Over and over again, in every industry, precisely the same calculation takes place. “Should I pay significantly more to have it done the old way, the local way, the traditional way, the way that pays my neighbor a living wage—or should I keep the money?”
[...]
Abstract macroeconomic theories are irrelevant to the people making a million tiny microeconomic decisions every day in a hypercompetitive world. And those decisions repeatedly favor fast and cheap over slow and expensive.
Over the weekend I picked up Seth Godin’s new book, Linchpin: Are You Indispensable? from the library. (My hold request was behind a few others. I think this is a good thing: it means there’s people in the Sarasota area who (a) use the library for its intended purposes, and (b) know enough about Seth Godin to want to reserve his new book within the first few weeks after it hits the shelves.)
I’m still only in the first chapter, but I really like what I’ve read so far. This seems to be a bit different from Godin’s previous books.

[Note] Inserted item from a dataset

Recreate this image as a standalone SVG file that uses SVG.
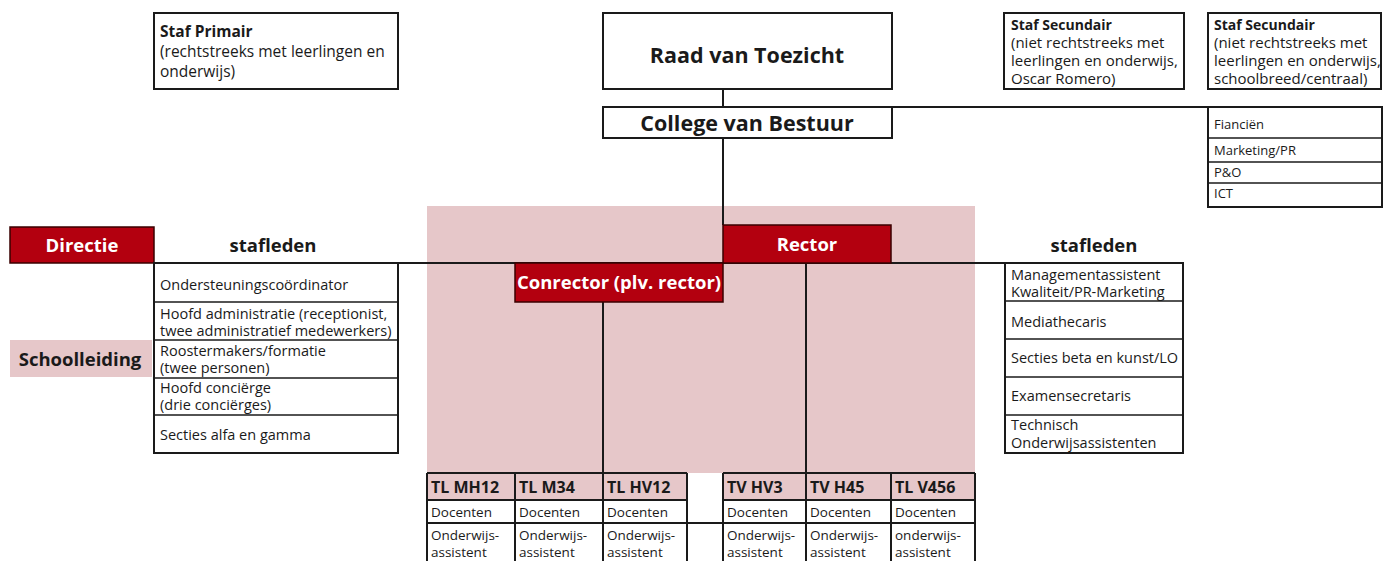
<svg xmlns="http://www.w3.org/2000/svg" width="1391" height="561" viewBox="0 0 1391 561">
<style>
text{font-family:"Open Sans","Noto Sans","Liberation Sans",sans-serif;fill:#1a1a1a}
.box{fill:#fff;stroke:#1a1a1a;stroke-width:2}
.cell{fill:none;stroke:#1a1a1a;stroke-width:1.5}
.red{fill:#b3000f;stroke:#3a0000;stroke-width:1.5}
.pink{fill:#e6c7c9}
.conn{stroke:#1a1a1a;stroke-width:2;fill:none}
.row{font-size:14.5px}
.sec{font-size:15px}
.sect{font-size:14px;font-weight:700}
.fin{font-size:13px}
.prim{font-size:15.5px}
.hd{font-size:16px;font-weight:700}
.tb{font-size:13.5px}
.b{font-weight:700}
.w{fill:#fff;font-weight:700;font-size:18.5px}
.big{font-size:21.5px;font-weight:700}
.mid{font-size:18.5px;font-weight:700}
</style>
<rect width="1391" height="561" fill="#fff"/>
<rect id="schoolleiding-area" class="pink" x="427" y="206" width="548" height="267"/>

<g id="connectors">
<line class="conn" x1="723" y1="89" x2="723" y2="107"/>
<line class="conn" x1="723" y1="107" x2="1208" y2="107"/>
<line class="conn" x1="723" y1="138" x2="723" y2="225"/>
<line class="conn" x1="154" y1="263" x2="1005" y2="263"/>
<line class="conn" x1="603" y1="302" x2="603" y2="473"/>
<line class="conn" x1="806" y1="263" x2="806" y2="473"/>
<line class="conn" x1="687" y1="523" x2="723" y2="523"/>
</g>

<g id="staf-primair">
<rect class="box" x="154" y="13" width="244" height="76"/>
<text class="prim b" x="160" y="37">Staf Primair</text>
<text class="prim" x="160" y="57">(rechtstreeks met leerlingen en</text>
<text class="prim" x="160" y="77">onderwijs)</text>
</g>

<g id="raad">
<rect class="box" x="603" y="13" width="289" height="76"/>
<text class="big" x="747" y="63" text-anchor="middle">Raad van Toezicht</text>
</g>

<g id="college">
<rect class="box" x="603" y="107" width="289" height="31"/>
<text class="big" x="747" y="131" text-anchor="middle">College van Bestuur</text>
</g>

<g id="staf-secundair-1">
<rect class="box" x="1004" y="13" width="180" height="76"/>
<text class="sect" x="1011" y="30">Staf Secundair</text>
<text class="sec" x="1011" y="48">(niet rechtstreeks met</text>
<text class="sec" x="1011" y="66">leerlingen en onderwijs,</text>
<text class="sec" x="1011" y="84">Oscar Romero)</text>
</g>

<g id="staf-secundair-2">
<rect class="box" x="1208" y="13" width="173" height="76"/>
<text class="sect" x="1214" y="30">Staf Secundair</text>
<text class="sec" x="1214" y="48">(niet rechtstreeks met</text>
<text class="sec" x="1214" y="66">leerlingen en onderwijs,</text>
<text class="sec" x="1214" y="84">schoolbreed/centraal)</text>
</g>

<g id="centraal-staf">
<rect class="box" x="1208" y="107" width="174" height="100"/>
<line class="cell" x1="1208" y1="138" x2="1382" y2="138"/>
<line class="cell" x1="1208" y1="162" x2="1382" y2="162"/>
<line class="cell" x1="1208" y1="183" x2="1382" y2="183"/>
<text class="fin" x="1214" y="129">Fianciën</text>
<text class="fin" x="1214" y="155">Marketing/PR</text>
<text class="fin" x="1214" y="177">P&amp;O</text>
<text class="fin" x="1214" y="198">ICT</text>
</g>

<g id="directie">
<rect class="red" x="10" y="227" width="144" height="36"/>
<text class="w" x="82" y="252" text-anchor="middle">Directie</text>
</g>

<g id="stafleden-links-kop">
<text class="mid" x="273" y="252" text-anchor="middle">stafleden</text>
</g>

<g id="schoolleiding">
<rect class="pink" x="10" y="340" width="142" height="37"/>
<text class="mid" x="80" y="366" text-anchor="middle">Schoolleiding</text>
</g>

<g id="stafleden-links">
<rect class="box" x="154" y="263" width="244" height="190"/>
<line class="cell" x1="154" y1="302" x2="398" y2="302"/>
<line class="cell" x1="154" y1="340" x2="398" y2="340"/>
<line class="cell" x1="154" y1="378" x2="398" y2="378"/>
<line class="cell" x1="154" y1="415" x2="398" y2="415"/>
<text class="row" x="160" y="290">Ondersteuningscoördinator</text>
<text class="row" x="160" y="319">Hoofd administratie (receptionist,</text>
<text class="row" x="160" y="336">twee administratief medewerkers)</text>
<text class="row" x="160" y="356">Roostermakers/formatie</text>
<text class="row" x="160" y="373">(twee personen)</text>
<text class="row" x="160" y="393">Hoofd conciërge</text>
<text class="row" x="160" y="410">(drie conciërges)</text>
<text class="row" x="160" y="440">Secties alfa en gamma</text>
</g>

<g id="rector">
<rect class="red" x="723" y="225" width="168" height="38"/>
<text class="w" x="807" y="251" text-anchor="middle">Rector</text>
</g>

<g id="conrector">
<rect class="red" x="515" y="263" width="208" height="39"/>
<text class="w" x="619" y="289" text-anchor="middle">Conrector (plv. rector)</text>
</g>

<g id="stafleden-rechts-kop">
<text class="mid" x="1094" y="252" text-anchor="middle">stafleden</text>
</g>

<g id="stafleden-rechts">
<rect class="box" x="1005" y="263" width="178" height="190"/>
<line class="cell" x1="1005" y1="301" x2="1183" y2="301"/>
<line class="cell" x1="1005" y1="339" x2="1183" y2="339"/>
<line class="cell" x1="1005" y1="377" x2="1183" y2="377"/>
<line class="cell" x1="1005" y1="415" x2="1183" y2="415"/>
<text class="row" x="1011" y="280">Managementassistent</text>
<text class="row" x="1011" y="297">Kwaliteit/PR-Marketing</text>
<text class="row" x="1011" y="327">Mediathecaris</text>
<text class="row" x="1011" y="363">Secties beta en kunst/LO</text>
<text class="row" x="1011" y="401">Examensecretaris</text>
<text class="row" x="1011" y="430">Technisch</text>
<text class="row" x="1011" y="448">Onderwijsassistenten</text>
</g>

<g id="teams-links">
<rect class="pink" x="427" y="473" width="260" height="27"/>
<rect x="427" y="500" width="260" height="61" fill="#fff"/>
<path class="cell" d="M427 473H687M427 500H687M427 523H687M427 473V561M515 473V561M603 473V561M687 473V561" style="stroke-width:2"/>
<text class="hd" x="431" y="493">TL MH12</text>
<text class="hd" x="519" y="493">TL M34</text>
<text class="hd" x="607" y="493">TL HV12</text>
<text class="tb" x="431" y="517">Docenten</text>
<text class="tb" x="519" y="517">Docenten</text>
<text class="tb" x="607" y="517">Docenten</text>
<text class="tb" x="431" y="540">Onderwijs-</text>
<text class="tb" x="519" y="540">Onderwijs-</text>
<text class="tb" x="607" y="540">Onderwijs-</text>
<text class="tb" x="431" y="557">assistent</text>
<text class="tb" x="519" y="557">assistent</text>
<text class="tb" x="607" y="557">assistent</text>
</g>

<g id="teams-rechts">
<rect class="pink" x="723" y="473" width="252" height="27"/>
<rect x="723" y="500" width="252" height="61" fill="#fff"/>
<path class="cell" d="M723 473H975M723 500H975M723 523H975M723 473V561M806 473V561M891 473V561M975 473V561" style="stroke-width:2"/>
<text class="hd" x="727" y="493">TV HV3</text>
<text class="hd" x="810" y="493">TV H45</text>
<text class="hd" x="895" y="493">TL V456</text>
<text class="tb" x="727" y="517">Docenten</text>
<text class="tb" x="810" y="517">Docenten</text>
<text class="tb" x="895" y="517">Docenten</text>
<text class="tb" x="727" y="540">Onderwijs-</text>
<text class="tb" x="810" y="540">Onderwijs-</text>
<text class="tb" x="895" y="540">onderwijs-</text>
<text class="tb" x="727" y="557">assistent</text>
<text class="tb" x="810" y="557">assistent</text>
<text class="tb" x="895" y="557">assistent</text>
</g>
</svg>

I can’t quite put my finger on it, but he almost seems to be focusing more on sociological issues and concepts in this book’s opening, where previous books started off using more personal anecdotes and individual experiences. It makes Linchpin feel like it doesn’t belong with his previous “business/marketing” books so much as with McKibben’s Deep Economy and Postman’s Technopoly
.
I like that. And even if it’s not how the rest of the book will read, it’s still good for Godin. Criticism levied toward the ideas in his books often takes the tone of “he’s just a clueless huckster using anecdotes to advance untested ideas.” This opening shows that, at the very least, he’s done his homework.